== Problem ==
Restate each line of the listing exactly, without carrying over any pictures.

— Start —

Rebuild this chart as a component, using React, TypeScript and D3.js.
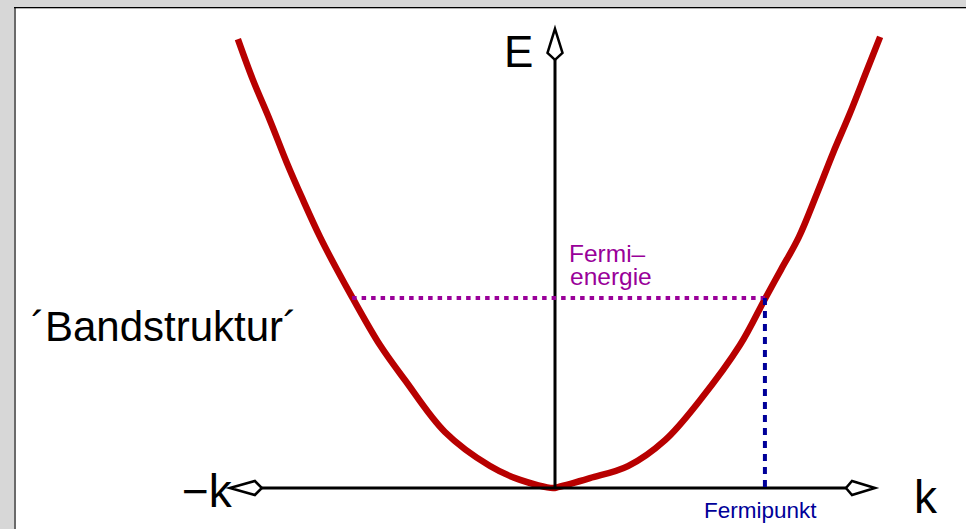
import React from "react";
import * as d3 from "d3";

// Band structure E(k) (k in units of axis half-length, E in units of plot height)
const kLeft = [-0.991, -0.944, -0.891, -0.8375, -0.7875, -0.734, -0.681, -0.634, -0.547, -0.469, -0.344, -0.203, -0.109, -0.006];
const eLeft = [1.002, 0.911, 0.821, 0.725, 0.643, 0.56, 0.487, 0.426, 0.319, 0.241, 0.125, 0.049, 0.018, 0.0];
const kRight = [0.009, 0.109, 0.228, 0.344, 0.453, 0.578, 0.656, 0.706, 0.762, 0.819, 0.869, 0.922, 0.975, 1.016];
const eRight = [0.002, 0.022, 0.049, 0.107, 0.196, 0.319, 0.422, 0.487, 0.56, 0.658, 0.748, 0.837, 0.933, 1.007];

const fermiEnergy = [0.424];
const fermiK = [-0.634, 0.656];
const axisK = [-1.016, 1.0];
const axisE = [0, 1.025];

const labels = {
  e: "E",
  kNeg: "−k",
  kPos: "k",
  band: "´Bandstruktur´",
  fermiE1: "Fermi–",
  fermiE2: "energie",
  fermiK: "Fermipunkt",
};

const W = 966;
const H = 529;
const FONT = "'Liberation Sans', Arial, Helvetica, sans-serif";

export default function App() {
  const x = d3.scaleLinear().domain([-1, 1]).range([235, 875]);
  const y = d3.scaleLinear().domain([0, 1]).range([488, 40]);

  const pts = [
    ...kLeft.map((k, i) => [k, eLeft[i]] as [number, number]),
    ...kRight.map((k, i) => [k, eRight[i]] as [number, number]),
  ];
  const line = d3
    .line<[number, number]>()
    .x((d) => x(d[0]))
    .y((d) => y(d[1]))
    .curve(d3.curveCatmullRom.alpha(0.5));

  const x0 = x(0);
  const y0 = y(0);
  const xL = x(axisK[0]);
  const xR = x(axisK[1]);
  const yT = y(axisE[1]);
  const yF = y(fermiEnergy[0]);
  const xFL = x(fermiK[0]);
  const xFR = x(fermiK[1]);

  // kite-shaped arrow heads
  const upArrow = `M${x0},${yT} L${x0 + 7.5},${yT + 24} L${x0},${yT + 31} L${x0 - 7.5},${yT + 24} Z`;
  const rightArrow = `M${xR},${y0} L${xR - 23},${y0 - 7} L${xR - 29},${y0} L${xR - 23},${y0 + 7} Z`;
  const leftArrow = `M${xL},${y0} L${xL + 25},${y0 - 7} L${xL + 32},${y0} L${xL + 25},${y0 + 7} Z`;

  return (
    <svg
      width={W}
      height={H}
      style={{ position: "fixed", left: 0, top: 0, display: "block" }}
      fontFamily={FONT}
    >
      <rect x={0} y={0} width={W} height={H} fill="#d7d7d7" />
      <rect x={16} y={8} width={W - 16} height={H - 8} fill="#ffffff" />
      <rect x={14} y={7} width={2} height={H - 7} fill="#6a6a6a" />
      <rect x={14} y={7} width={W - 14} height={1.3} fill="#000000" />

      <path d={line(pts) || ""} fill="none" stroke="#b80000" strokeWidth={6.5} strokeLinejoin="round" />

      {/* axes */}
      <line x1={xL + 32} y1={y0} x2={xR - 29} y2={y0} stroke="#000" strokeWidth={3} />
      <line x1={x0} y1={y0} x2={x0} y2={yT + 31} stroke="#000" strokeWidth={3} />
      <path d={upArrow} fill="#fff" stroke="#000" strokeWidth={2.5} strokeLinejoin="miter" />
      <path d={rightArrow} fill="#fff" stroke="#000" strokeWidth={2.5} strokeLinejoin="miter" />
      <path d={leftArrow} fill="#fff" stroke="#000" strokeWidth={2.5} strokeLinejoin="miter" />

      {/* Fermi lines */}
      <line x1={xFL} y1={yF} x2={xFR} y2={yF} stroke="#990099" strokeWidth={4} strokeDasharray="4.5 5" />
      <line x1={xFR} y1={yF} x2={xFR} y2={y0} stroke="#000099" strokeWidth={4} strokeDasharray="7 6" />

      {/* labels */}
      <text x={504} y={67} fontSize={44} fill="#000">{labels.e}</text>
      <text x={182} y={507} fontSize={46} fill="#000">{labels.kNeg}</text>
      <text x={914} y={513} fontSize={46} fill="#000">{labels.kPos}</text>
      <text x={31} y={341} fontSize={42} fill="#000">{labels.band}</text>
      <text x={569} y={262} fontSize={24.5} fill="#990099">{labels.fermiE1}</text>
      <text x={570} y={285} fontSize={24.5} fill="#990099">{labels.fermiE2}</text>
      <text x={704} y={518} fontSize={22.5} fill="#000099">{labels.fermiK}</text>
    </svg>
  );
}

— End —

== Full solution ==
Rebuild this chart as a component, using React, TypeScript and D3.js.
import React from "react";
import * as d3 from "d3";

// Band structure E(k) (k in units of axis half-length, E in units of plot height)
const kLeft = [-0.991, -0.944, -0.891, -0.8375, -0.7875, -0.734, -0.681, -0.634, -0.547, -0.469, -0.344, -0.203, -0.109, -0.006];
const eLeft = [1.002, 0.911, 0.821, 0.725, 0.643, 0.56, 0.487, 0.426, 0.319, 0.241, 0.125, 0.049, 0.018, 0.0];
const kRight = [0.009, 0.109, 0.228, 0.344, 0.453, 0.578, 0.656, 0.706, 0.762, 0.819, 0.869, 0.922, 0.975, 1.016];
const eRight = [0.002, 0.022, 0.049, 0.107, 0.196, 0.319, 0.422, 0.487, 0.56, 0.658, 0.748, 0.837, 0.933, 1.007];

const fermiEnergy = [0.424];
const fermiK = [-0.634, 0.656];
const axisK = [-1.016, 1.0];
const axisE = [0, 1.025];

const labels = {
  e: "E",
  kNeg: "−k",
  kPos: "k",
  band: "´Bandstruktur´",
  fermiE1: "Fermi–",
  fermiE2: "energie",
  fermiK: "Fermipunkt",
};

const W = 966;
const H = 529;
const FONT = "'Liberation Sans', Arial, Helvetica, sans-serif";

export default function App() {
  const x = d3.scaleLinear().domain([-1, 1]).range([235, 875]);
  const y = d3.scaleLinear().domain([0, 1]).range([488, 40]);

  const pts = [
    ...kLeft.map((k, i) => [k, eLeft[i]] as [number, number]),
    ...kRight.map((k, i) => [k, eRight[i]] as [number, number]),
  ];
  const line = d3
    .line<[number, number]>()
    .x((d) => x(d[0]))
    .y((d) => y(d[1]))
    .curve(d3.curveCatmullRom.alpha(0.5));

  const x0 = x(0);
  const y0 = y(0);
  const xL = x(axisK[0]);
  const xR = x(axisK[1]);
  const yT = y(axisE[1]);
  const yF = y(fermiEnergy[0]);
  const xFL = x(fermiK[0]);
  const xFR = x(fermiK[1]);

  // kite-shaped arrow heads
  const upArrow = `M${x0},${yT} L${x0 + 7.5},${yT + 24} L${x0},${yT + 31} L${x0 - 7.5},${yT + 24} Z`;
  const rightArrow = `M${xR},${y0} L${xR - 23},${y0 - 7} L${xR - 29},${y0} L${xR - 23},${y0 + 7} Z`;
  const leftArrow = `M${xL},${y0} L${xL + 25},${y0 - 7} L${xL + 32},${y0} L${xL + 25},${y0 + 7} Z`;

  return (
    <svg
      width={W}
      height={H}
      style={{ position: "fixed", left: 0, top: 0, display: "block" }}
      fontFamily={FONT}
    >
      <rect x={0} y={0} width={W} height={H} fill="#d7d7d7" />
      <rect x={16} y={8} width={W - 16} height={H - 8} fill="#ffffff" />
      <rect x={14} y={7} width={2} height={H - 7} fill="#6a6a6a" />
      <rect x={14} y={7} width={W - 14} height={1.3} fill="#000000" />

      <path d={line(pts) || ""} fill="none" stroke="#b80000" strokeWidth={6.5} strokeLinejoin="round" />

      {/* axes */}
      <line x1={xL + 32} y1={y0} x2={xR - 29} y2={y0} stroke="#000" strokeWidth={3} />
      <line x1={x0} y1={y0} x2={x0} y2={yT + 31} stroke="#000" strokeWidth={3} />
      <path d={upArrow} fill="#fff" stroke="#000" strokeWidth={2.5} strokeLinejoin="miter" />
      <path d={rightArrow} fill="#fff" stroke="#000" strokeWidth={2.5} strokeLinejoin="miter" />
      <path d={leftArrow} fill="#fff" stroke="#000" strokeWidth={2.5} strokeLinejoin="miter" />

      {/* Fermi lines */}
      <line x1={xFL} y1={yF} x2={xFR} y2={yF} stroke="#990099" strokeWidth={4} strokeDasharray="4.5 5" />
      <line x1={xFR} y1={yF} x2={xFR} y2={y0} stroke="#000099" strokeWidth={4} strokeDasharray="7 6" />

      {/* labels */}
      <text x={504} y={67} fontSize={44} fill="#000">{labels.e}</text>
      <text x={182} y={507} fontSize={46} fill="#000">{labels.kNeg}</text>
      <text x={914} y={513} fontSize={46} fill="#000">{labels.kPos}</text>
      <text x={31} y={341} fontSize={42} fill="#000">{labels.band}</text>
      <text x={569} y={262} fontSize={24.5} fill="#990099">{labels.fermiE1}</text>
      <text x={570} y={285} fontSize={24.5} fill="#990099">{labels.fermiE2}</text>
      <text x={704} y={518} fontSize={22.5} fill="#000099">{labels.fermiK}</text>
    </svg>
  );
}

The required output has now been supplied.